Cause: ES reads data via HTTP requests in batches. The ES HTTP buffer has a size limit, with a default value of 100MB. If the batch data size exceeds this limit, the error will occur.
Solution:
- Reduce the batchSize for batch reading.
- Add an advanced parameter to increase the HTTP buffer size limit:
studio.connector.es.buffer_limit.
Note: Reducing batchSize will slightly reduce sync efficiency, while increasing studio.connector.es.buffer_limit will increase task memory usage.
Question: How to resolve the error The maximum buffer size of 16777216 is insufficient to read the data of a single field. This issue typically arises when a quotation begins but does not conclude within the confines of this buffer's maximum limit.?
Cause: The third-party CSV SDK used by Data Integration to read and parse CSV data reads data in batches and has a limit on data size. The default buffer size is 16MB.
Solution:
Add the advanced parameter: studio.connector.csv_reader.max_buffer_size. Values with MB/GB suffix are supported, e.g., 32MB.

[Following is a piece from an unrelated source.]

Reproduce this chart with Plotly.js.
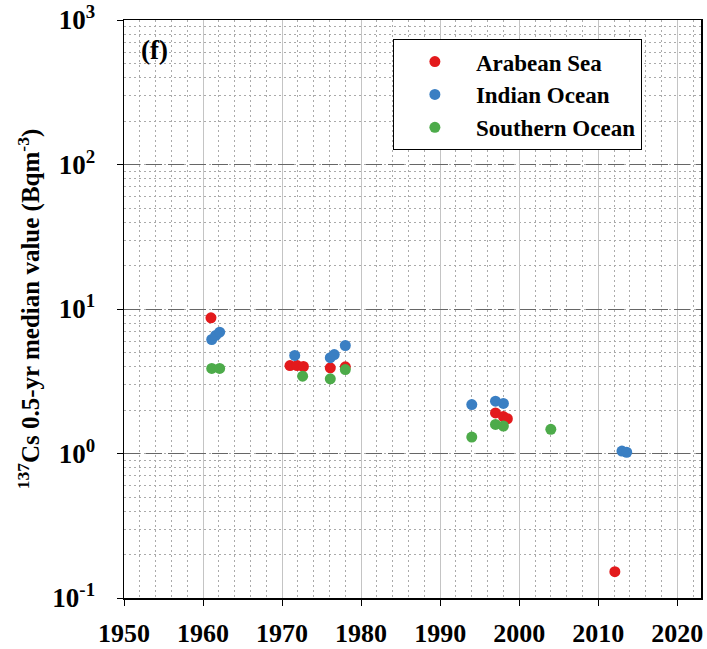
<!DOCTYPE html>
<html>
<head>
<meta charset="utf-8">
<script src="https://cdn.plot.ly/plotly-3.0.1.min.js"></script>
<style>html,body{margin:0;padding:0;background:#fff;}#chart{width:707px;height:649px;}</style>
</head>
<body>
<div id="chart"></div>
<script>
// Arabean Sea
const arabYears  = [1961.0, 1971.0, 1971.9, 1972.7, 1976.1, 1978.0, 1997.0, 1998.0, 1998.5, 2012.1];
const arabValues = [8.69, 4.06, 4.06, 4.0, 3.92, 3.98, 1.91, 1.80, 1.74, 0.152];
// Indian Ocean
const indYears  = [1961.1, 1961.6, 1962.1, 1971.6, 1976.1, 1976.6, 1978.0, 1994.0, 1997.0, 1998.0, 2013.0, 2013.6];
const indValues = [6.15, 6.56, 6.91, 4.77, 4.60, 4.84, 5.59, 2.18, 2.30, 2.22, 1.04, 1.02];
// Southern Ocean
const souYears  = [1961.1, 1962.1, 1972.6, 1976.1, 1978.0, 1994.0, 1997.0, 1998.0, 2004.0];
const souValues = [3.88, 3.88, 3.43, 3.29, 3.81, 1.30, 1.59, 1.55, 1.47];

const seriesNames = ['Arabean Sea', 'Indian Ocean', 'Southern Ocean'];
const yTickVals = [0.1, 1, 10, 100, 1000];
const yTickText = ['10<sup>-1</sup>', '10<sup>0</sup>', '10<sup>1</sup>', '10<sup>2</sup>', '10<sup>3</sup>'];
const xTickVals = [1950, 1960, 1970, 1980, 1990, 2000, 2010, 2020];

const FONT = 'Liberation Serif, Times New Roman, serif';
const colors = ['#e31a1c', '#3a7fc3', '#4dab4a'];

function tr(x, y, i) {
  return {x: x, y: y, type: 'scatter', mode: 'markers', name: seriesNames[i],
    marker: {color: colors[i], size: 11, line: {width: 0}}};
}
const data = [tr(arabYears, arabValues, 0), tr(indYears, indValues, 1), tr(souYears, souValues, 2)];

const layout = {
  width: 707, height: 649,
  margin: {l: 124, r: 6, t: 20, b: 51},
  paper_bgcolor: '#fff', plot_bgcolor: '#fff',
  font: {family: FONT, size: 24, color: '#000', weight: 'bold'},
  showlegend: true,
  legend: {x: 0.466, y: 0.967, xanchor: 'left', yanchor: 'top', bgcolor: '#fff',
    bordercolor: '#000', borderwidth: 1, itemwidth: 72,
    font: {family: FONT, size: 23, color: '#000', weight: 'bold'}},
  xaxis: {
    type: 'linear', range: [1950, 2023], tickmode: 'array', tickvals: xTickVals,
    showline: true, mirror: true, linecolor: '#000', linewidth: 1.5,
    ticks: 'outside', ticklen: 6, tickcolor: '#000', ticklabelstandoff: 5,
    showgrid: true, gridcolor: '#c4c4c4', gridwidth: 1, zeroline: false,
    tickfont: {family: FONT, size: 26, color: '#000', weight: 'bold'},
    minor: {dtick: 2, tick0: 1950, showgrid: true, gridcolor: '#aaaaaa', griddash: '2px,3px', gridwidth: 1, ticks: ''}
  },
  yaxis: {
    type: 'log', range: [-1, 3], tickmode: 'array', tickvals: yTickVals, ticktext: yTickText,
    showline: true, mirror: true, linecolor: '#000', linewidth: 1.5,
    ticks: 'outside', ticklen: 6, tickcolor: '#000', ticklabelstandoff: 16,
    showgrid: true, gridcolor: '#666', griddash: '16px,6px', gridwidth: 1, zeroline: false,
    tickfont: {family: FONT, size: 27, color: '#000', weight: 'bold'},
    title: {text: '<sup>137</sup>Cs 0.5-yr median value (Bqm<sup>-3</sup>)', standoff: 5,
      font: {family: FONT, size: 25, color: '#000', weight: 'bold'}},
    minor: {dtick: 'D1', showgrid: true, gridcolor: '#aaaaaa', griddash: '2px,3px', gridwidth: 1, ticks: ''}
  },
  annotations: [{
    text: '(f)', xref: 'paper', yref: 'paper', x: 0.026, y: 0.948, xanchor: 'left', yanchor: 'middle',
    showarrow: false, font: {family: FONT, size: 27, color: '#000', weight: 'bold'}
  }]
};

Plotly.newPlot('chart', data, layout, {displayModeBar: false, staticPlot: true});
</script>
</body>
</html>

Note: This parameter currently only takes effect for OSS/S3.
Question: How to resolve the error Field at index 0 in record starting at line 1 exceeds the max field size of 16777216 characters?
Cause: The third-party CSV SDK used by Data Integration to read and parse CSV data has a limit on the size of a single field. The default is 16MB.
Solution:
Add the advanced parameter: studio.connector.csv_reader.max_field_size. Values with MB/GB suffix are supported, e.g., 32MB.
Note: This parameter currently only takes effect for OSS/S3.
Question: How to resolve the error Field at index 5 in record starting at line 1 exceeds the max record size of 67108864 characters?
Cause: The third-party CSV SDK used by Data Integration to read and parse CSV data has a limit on the size of a single record. The default is 64MB.
Solution:
Add the advanced parameter: studio.connector.csv_reader.max_record_size. Values with MB/GB suffix are supported, e.g., 128MB.
Note: This parameter currently only takes effect for OSS/S3.